Rod Street, CEO Great British Racing, commented, “National Racehorse Week brings the British racing industry together, from grassroots to elite level, to showcase to the public the very best of what it does – namely, providing the very best care for racehorses across their lives. Thanks to the generosity of the participants and their flexibility during a challenging period both for racing and the country, it achieved that purpose and we thank every person involved for helping us to deliver that.” 

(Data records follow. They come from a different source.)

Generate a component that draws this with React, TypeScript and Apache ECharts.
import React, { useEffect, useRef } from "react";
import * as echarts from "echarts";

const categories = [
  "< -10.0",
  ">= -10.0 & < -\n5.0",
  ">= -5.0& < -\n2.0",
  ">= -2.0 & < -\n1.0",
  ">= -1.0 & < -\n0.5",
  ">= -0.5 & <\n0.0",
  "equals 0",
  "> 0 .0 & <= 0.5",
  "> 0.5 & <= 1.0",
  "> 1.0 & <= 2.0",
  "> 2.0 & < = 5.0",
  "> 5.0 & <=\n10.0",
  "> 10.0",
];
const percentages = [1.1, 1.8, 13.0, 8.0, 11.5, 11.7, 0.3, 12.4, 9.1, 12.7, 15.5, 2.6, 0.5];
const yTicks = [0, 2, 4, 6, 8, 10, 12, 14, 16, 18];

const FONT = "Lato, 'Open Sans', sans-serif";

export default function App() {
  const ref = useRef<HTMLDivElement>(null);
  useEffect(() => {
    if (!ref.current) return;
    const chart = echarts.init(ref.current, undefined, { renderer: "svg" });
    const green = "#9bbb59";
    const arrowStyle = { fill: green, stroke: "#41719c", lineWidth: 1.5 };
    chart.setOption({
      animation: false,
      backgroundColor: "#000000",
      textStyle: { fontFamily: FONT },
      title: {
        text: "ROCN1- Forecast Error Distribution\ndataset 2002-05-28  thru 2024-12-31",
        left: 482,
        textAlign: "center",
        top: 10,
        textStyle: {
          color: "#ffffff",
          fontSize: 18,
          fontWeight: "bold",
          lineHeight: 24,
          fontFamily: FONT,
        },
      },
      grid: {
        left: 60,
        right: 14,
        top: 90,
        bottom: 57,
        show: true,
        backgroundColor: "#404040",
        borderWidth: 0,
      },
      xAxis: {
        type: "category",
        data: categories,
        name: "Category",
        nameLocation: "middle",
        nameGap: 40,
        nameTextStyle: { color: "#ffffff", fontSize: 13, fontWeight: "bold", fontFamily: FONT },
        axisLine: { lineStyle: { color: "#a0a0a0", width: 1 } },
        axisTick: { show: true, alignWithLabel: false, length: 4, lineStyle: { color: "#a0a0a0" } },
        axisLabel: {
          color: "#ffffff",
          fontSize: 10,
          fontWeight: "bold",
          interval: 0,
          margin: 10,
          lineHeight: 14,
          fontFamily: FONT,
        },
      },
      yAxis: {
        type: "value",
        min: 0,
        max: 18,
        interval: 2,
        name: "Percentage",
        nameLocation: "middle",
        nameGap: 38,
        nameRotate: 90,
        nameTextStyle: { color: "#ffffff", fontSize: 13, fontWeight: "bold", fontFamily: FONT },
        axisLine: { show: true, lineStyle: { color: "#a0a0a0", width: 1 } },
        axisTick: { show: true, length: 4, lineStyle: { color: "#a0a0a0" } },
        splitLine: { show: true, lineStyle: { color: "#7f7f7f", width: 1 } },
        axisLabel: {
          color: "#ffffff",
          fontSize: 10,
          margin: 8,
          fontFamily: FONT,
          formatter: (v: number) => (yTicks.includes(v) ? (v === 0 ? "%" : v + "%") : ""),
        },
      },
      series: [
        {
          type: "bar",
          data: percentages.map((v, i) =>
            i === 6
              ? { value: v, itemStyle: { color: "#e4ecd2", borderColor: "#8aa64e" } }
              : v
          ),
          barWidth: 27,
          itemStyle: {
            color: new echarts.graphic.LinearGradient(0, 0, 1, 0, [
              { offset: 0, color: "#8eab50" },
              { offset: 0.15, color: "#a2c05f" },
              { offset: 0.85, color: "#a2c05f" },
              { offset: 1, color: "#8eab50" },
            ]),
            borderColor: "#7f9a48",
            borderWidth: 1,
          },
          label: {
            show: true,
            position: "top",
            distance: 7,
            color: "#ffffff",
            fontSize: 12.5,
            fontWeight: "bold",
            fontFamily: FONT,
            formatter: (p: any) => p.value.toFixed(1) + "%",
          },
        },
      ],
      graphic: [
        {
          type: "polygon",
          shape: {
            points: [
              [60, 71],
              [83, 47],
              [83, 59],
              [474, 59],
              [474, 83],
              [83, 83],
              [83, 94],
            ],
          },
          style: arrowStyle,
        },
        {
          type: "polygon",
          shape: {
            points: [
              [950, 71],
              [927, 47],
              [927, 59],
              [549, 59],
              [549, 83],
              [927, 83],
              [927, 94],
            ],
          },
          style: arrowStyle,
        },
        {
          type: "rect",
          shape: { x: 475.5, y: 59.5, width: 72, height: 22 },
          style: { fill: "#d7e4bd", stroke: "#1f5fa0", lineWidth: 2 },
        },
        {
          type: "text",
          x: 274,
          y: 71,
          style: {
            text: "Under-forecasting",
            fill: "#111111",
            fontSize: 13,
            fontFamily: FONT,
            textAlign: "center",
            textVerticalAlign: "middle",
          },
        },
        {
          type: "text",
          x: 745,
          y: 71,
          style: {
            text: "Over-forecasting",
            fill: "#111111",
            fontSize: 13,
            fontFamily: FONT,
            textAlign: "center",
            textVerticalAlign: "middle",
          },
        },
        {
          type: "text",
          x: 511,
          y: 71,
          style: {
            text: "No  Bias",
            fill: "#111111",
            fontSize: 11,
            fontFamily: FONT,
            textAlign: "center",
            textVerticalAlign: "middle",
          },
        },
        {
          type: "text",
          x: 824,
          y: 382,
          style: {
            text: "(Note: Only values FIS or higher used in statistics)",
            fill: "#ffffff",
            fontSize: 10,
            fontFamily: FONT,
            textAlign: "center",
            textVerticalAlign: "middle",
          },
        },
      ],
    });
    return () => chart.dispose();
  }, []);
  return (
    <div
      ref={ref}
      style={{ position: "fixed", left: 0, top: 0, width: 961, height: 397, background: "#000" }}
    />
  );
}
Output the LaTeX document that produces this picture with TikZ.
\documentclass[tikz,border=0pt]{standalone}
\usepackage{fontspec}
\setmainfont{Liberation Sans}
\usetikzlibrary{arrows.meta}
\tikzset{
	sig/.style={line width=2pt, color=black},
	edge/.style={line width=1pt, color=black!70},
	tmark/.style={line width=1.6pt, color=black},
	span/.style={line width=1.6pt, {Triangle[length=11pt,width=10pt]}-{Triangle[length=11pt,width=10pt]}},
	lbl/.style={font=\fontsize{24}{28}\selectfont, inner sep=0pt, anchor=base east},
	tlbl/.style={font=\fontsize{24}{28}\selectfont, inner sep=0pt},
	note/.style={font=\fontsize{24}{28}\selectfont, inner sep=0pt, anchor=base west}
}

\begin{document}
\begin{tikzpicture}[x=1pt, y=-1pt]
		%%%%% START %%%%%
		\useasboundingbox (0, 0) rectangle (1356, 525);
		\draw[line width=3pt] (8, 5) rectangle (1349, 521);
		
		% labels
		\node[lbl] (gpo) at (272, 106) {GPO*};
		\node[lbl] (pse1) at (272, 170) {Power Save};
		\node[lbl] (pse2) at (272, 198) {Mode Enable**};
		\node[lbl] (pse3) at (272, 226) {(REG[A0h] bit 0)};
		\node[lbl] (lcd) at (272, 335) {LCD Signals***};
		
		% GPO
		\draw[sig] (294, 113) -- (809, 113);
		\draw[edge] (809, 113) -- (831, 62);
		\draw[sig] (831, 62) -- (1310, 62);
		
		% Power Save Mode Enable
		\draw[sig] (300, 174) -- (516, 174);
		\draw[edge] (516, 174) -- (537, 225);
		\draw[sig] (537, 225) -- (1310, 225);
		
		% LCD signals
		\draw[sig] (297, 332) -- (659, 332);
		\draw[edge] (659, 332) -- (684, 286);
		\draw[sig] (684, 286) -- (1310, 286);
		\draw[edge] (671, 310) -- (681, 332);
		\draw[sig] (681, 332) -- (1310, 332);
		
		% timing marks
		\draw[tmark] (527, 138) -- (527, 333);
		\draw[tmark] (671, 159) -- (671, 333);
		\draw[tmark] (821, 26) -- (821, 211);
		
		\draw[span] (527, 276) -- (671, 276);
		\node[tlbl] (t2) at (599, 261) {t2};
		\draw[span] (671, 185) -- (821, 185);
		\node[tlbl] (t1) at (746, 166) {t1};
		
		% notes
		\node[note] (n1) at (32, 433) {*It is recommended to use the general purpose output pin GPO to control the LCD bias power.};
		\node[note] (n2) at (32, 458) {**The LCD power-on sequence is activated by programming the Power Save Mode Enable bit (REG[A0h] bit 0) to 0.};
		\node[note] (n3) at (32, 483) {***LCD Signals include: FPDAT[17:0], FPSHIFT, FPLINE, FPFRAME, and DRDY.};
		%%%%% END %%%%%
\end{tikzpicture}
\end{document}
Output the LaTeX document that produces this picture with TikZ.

Rob Hezel, Chief Executive of the Racing Foundation which provided core funding for the initiative said, “It’s essential that racing connects with new people of all ages and backgrounds, and I am delighted that our investment has helped achieve so much within such a short space of time.  We hope this becomes a catalyst for the sport to take a much more strategic approach to community engagement in the future.”

Trainer Richard Phillips, the originator of the idea for National Racehorse Week, welcomed over 300 people at his open day in Adlestrop, Gloucestershire. Phillips remarked, “We had a fantastic day with a huge number of people coming to the yard, many of whom were new to racing. It’s easy to forget that there are a lot of people out there who don’t really understand racing or equestrian sports or even horses in general. It’s up to us to show them what is great about it and why we are confident that we give racehorses a great life. That’s what National Racehorse Week allows us to do and why it’s so important.”